START Dataset rows

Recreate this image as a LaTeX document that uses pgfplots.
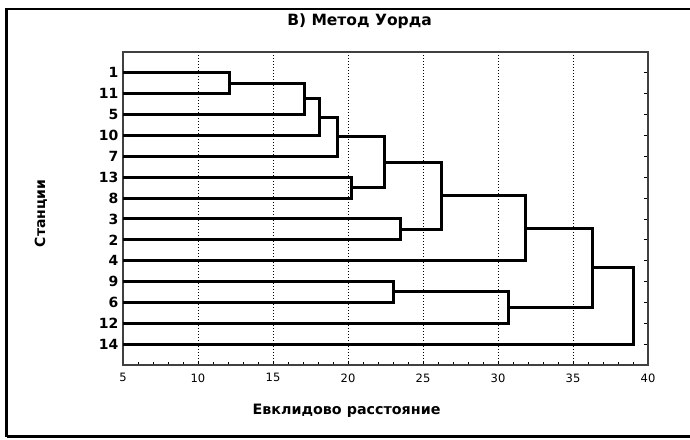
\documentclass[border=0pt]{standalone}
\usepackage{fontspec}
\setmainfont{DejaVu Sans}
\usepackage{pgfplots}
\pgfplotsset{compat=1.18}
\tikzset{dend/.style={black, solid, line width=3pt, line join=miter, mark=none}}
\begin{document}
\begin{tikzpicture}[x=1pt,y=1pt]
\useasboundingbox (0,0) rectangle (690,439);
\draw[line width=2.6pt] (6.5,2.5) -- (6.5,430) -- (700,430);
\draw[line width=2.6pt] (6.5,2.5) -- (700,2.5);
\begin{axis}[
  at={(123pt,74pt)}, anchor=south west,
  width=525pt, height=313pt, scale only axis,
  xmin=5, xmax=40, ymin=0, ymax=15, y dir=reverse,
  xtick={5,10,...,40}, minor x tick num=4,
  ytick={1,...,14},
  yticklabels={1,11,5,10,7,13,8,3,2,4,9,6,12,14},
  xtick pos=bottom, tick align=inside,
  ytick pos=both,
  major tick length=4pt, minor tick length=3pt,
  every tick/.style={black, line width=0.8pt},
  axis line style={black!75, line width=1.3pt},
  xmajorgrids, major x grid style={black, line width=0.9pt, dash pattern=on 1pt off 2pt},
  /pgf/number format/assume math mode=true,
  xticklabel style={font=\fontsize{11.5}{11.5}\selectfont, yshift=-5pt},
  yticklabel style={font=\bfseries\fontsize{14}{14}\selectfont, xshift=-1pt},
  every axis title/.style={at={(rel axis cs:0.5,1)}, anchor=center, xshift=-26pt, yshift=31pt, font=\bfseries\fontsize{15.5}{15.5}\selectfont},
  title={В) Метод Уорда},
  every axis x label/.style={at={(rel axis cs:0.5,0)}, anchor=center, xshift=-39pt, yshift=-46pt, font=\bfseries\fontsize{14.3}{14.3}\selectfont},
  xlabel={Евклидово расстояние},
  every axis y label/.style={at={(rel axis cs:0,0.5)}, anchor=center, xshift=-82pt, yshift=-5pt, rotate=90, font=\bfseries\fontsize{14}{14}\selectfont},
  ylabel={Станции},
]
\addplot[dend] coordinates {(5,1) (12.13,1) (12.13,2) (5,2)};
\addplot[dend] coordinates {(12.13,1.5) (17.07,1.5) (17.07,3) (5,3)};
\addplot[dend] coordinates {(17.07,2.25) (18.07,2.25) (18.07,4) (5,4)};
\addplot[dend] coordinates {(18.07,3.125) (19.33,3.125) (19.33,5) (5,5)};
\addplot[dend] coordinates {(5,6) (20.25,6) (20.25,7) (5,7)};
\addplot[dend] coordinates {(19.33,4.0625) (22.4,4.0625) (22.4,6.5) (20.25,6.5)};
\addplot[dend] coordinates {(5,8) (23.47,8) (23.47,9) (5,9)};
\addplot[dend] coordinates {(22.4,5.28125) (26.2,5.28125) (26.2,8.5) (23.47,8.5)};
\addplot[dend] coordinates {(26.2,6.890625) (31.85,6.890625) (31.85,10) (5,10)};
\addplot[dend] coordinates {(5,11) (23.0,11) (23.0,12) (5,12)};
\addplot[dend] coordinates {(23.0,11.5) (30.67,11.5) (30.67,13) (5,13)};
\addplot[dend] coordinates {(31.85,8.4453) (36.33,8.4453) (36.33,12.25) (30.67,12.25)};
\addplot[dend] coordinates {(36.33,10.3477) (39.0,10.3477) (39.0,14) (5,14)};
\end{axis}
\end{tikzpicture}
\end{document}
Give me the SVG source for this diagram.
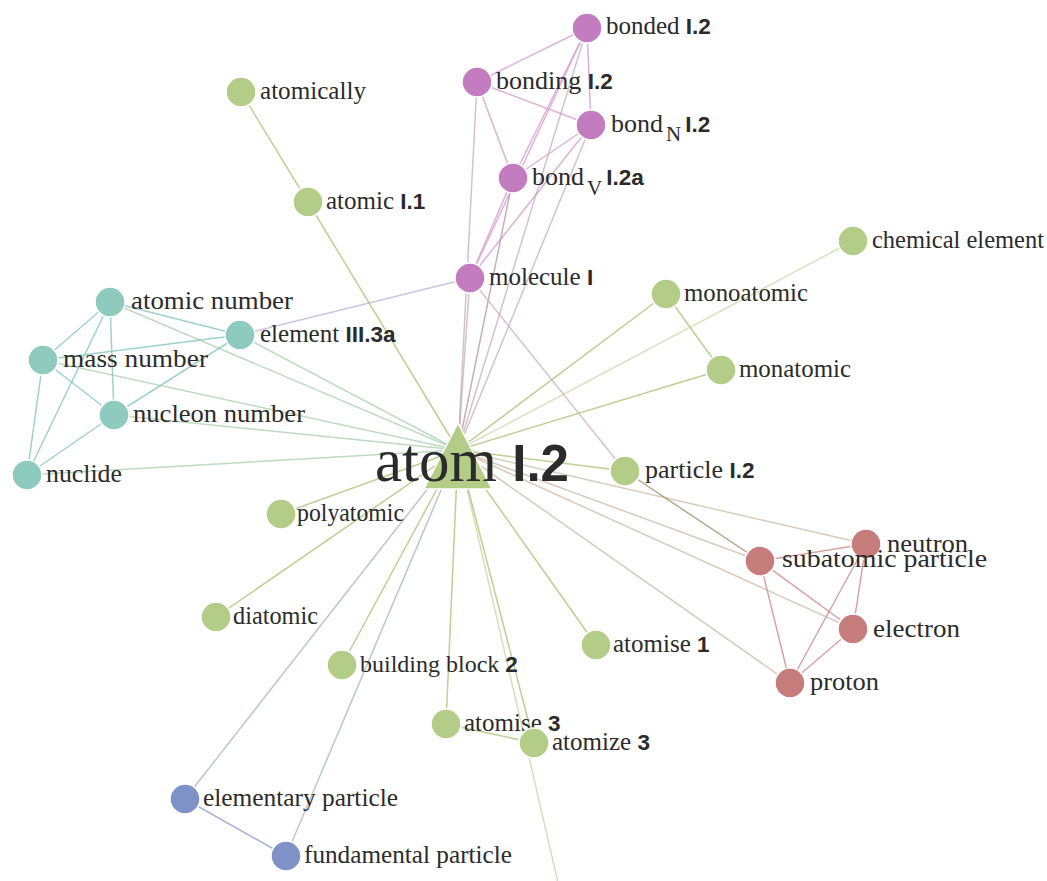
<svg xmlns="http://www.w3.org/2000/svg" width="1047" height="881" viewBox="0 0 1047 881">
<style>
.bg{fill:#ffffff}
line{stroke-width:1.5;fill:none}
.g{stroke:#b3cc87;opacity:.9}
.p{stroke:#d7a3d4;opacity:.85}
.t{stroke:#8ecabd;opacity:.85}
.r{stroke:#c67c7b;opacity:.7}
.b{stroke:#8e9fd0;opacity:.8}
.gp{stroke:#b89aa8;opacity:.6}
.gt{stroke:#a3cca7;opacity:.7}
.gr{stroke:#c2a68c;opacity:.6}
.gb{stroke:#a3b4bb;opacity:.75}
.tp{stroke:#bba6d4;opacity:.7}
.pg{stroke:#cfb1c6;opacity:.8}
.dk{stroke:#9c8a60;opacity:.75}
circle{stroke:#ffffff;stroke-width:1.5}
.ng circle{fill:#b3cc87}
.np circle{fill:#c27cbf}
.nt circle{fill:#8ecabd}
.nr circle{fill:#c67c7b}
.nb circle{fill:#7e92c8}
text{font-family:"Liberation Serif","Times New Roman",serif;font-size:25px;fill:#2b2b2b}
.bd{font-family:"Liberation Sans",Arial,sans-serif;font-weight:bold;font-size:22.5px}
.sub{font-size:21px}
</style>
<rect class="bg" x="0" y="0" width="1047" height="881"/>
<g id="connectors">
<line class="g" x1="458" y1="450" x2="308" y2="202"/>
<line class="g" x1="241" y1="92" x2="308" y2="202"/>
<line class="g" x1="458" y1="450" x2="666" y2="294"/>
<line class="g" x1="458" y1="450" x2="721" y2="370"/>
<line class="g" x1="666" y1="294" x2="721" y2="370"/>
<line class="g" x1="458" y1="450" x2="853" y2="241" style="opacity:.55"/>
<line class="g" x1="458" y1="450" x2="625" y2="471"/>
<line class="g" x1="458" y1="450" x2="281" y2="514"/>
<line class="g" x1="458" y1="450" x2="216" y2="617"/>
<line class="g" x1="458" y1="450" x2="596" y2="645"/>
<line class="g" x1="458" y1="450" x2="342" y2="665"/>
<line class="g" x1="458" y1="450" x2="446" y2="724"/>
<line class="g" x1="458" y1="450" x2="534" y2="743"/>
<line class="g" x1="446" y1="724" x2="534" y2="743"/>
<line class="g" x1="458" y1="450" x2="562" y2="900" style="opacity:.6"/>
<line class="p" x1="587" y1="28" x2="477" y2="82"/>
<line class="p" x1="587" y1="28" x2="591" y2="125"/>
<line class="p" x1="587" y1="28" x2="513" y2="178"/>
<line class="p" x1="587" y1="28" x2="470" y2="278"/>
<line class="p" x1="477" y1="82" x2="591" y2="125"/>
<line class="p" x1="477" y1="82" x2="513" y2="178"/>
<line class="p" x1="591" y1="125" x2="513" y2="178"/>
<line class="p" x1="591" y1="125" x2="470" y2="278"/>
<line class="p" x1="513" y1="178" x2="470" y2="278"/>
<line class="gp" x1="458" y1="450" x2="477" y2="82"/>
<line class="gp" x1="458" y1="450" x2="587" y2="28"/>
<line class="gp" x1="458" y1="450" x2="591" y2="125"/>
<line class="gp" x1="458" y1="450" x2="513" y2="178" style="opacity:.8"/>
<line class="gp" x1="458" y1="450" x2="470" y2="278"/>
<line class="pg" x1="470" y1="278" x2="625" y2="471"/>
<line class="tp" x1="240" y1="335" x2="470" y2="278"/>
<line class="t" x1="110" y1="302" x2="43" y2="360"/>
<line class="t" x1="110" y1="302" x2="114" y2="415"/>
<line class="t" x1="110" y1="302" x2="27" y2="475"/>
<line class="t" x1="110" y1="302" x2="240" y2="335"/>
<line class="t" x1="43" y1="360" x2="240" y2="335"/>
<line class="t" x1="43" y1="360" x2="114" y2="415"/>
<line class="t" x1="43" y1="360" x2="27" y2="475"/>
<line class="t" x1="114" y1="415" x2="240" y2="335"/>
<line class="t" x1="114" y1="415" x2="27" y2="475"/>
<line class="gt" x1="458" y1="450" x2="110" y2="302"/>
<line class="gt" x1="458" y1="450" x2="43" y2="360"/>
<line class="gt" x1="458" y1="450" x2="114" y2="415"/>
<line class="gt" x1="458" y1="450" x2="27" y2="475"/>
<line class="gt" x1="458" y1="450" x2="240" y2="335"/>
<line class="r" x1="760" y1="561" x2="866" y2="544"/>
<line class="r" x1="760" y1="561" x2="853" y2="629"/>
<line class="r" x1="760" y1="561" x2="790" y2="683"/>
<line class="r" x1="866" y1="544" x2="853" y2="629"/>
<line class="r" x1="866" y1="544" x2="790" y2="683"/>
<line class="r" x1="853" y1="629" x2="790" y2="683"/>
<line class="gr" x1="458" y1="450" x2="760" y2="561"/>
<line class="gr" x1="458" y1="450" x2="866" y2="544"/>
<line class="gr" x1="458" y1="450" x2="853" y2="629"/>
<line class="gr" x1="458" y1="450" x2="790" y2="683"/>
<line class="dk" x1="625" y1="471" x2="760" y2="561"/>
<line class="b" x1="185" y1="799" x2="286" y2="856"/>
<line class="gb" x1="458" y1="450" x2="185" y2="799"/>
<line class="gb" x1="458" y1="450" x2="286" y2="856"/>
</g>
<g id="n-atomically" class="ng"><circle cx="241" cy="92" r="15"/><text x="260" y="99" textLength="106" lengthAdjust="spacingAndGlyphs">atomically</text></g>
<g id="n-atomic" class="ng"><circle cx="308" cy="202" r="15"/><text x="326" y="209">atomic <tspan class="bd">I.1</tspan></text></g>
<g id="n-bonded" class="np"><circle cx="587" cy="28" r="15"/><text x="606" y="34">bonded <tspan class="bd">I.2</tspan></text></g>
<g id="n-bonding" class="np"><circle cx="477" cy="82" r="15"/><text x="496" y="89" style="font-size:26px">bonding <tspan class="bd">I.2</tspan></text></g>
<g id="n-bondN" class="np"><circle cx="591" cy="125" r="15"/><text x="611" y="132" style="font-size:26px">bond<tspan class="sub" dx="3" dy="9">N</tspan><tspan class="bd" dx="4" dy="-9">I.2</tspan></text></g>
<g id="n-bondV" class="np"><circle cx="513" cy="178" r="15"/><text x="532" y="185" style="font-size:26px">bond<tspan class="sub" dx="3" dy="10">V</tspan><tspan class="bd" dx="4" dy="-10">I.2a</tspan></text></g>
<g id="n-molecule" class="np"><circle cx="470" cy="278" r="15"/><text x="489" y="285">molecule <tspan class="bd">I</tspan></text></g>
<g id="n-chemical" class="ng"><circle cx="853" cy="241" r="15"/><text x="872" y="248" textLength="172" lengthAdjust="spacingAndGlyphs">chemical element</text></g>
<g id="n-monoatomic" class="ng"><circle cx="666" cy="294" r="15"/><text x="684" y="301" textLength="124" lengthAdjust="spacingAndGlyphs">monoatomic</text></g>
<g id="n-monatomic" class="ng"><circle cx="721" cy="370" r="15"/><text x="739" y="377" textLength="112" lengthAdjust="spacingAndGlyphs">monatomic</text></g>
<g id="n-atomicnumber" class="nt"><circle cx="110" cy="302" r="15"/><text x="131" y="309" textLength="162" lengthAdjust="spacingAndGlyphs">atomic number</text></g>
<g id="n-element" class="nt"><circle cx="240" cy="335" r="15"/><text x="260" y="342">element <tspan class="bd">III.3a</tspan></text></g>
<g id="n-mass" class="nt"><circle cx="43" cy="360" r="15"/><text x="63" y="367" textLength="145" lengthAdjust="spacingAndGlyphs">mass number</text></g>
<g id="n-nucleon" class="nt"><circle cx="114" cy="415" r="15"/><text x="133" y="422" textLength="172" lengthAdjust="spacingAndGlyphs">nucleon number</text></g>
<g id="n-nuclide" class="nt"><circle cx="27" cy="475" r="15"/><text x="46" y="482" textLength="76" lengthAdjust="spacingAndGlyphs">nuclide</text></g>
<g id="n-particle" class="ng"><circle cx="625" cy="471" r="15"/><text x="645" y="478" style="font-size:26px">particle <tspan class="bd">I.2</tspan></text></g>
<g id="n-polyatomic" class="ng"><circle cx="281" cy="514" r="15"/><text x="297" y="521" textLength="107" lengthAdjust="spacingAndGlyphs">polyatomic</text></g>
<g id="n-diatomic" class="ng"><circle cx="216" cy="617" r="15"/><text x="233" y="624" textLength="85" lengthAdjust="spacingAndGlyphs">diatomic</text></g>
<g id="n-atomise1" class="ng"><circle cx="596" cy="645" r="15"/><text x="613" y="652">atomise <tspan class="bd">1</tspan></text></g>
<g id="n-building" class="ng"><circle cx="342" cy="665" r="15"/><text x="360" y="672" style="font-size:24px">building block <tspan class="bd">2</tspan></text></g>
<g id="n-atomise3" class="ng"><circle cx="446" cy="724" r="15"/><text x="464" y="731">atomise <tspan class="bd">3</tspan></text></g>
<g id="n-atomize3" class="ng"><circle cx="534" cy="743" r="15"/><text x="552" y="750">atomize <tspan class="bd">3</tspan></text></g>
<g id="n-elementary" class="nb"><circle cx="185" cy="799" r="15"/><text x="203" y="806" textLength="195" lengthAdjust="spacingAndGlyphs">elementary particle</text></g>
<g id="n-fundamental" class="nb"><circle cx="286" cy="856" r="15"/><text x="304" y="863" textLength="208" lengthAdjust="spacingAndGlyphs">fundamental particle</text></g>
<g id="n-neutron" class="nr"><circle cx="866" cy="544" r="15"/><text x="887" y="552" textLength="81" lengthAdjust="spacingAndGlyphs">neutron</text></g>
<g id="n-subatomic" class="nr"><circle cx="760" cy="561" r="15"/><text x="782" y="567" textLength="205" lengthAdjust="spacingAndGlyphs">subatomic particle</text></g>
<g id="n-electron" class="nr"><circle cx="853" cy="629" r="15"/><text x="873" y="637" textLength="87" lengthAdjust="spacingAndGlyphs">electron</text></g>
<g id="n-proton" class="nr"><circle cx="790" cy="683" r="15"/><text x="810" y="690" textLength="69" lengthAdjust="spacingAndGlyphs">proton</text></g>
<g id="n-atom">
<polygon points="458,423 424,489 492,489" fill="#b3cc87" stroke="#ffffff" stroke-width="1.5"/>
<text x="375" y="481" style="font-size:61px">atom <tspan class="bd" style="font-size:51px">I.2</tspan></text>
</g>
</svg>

END Dataset rows

Written exercise: Show the lines of the material that contain the word "this".

Result of the exercise:
Recreate this image as a LaTeX document that uses pgfplots.
Give me the SVG source for this diagram.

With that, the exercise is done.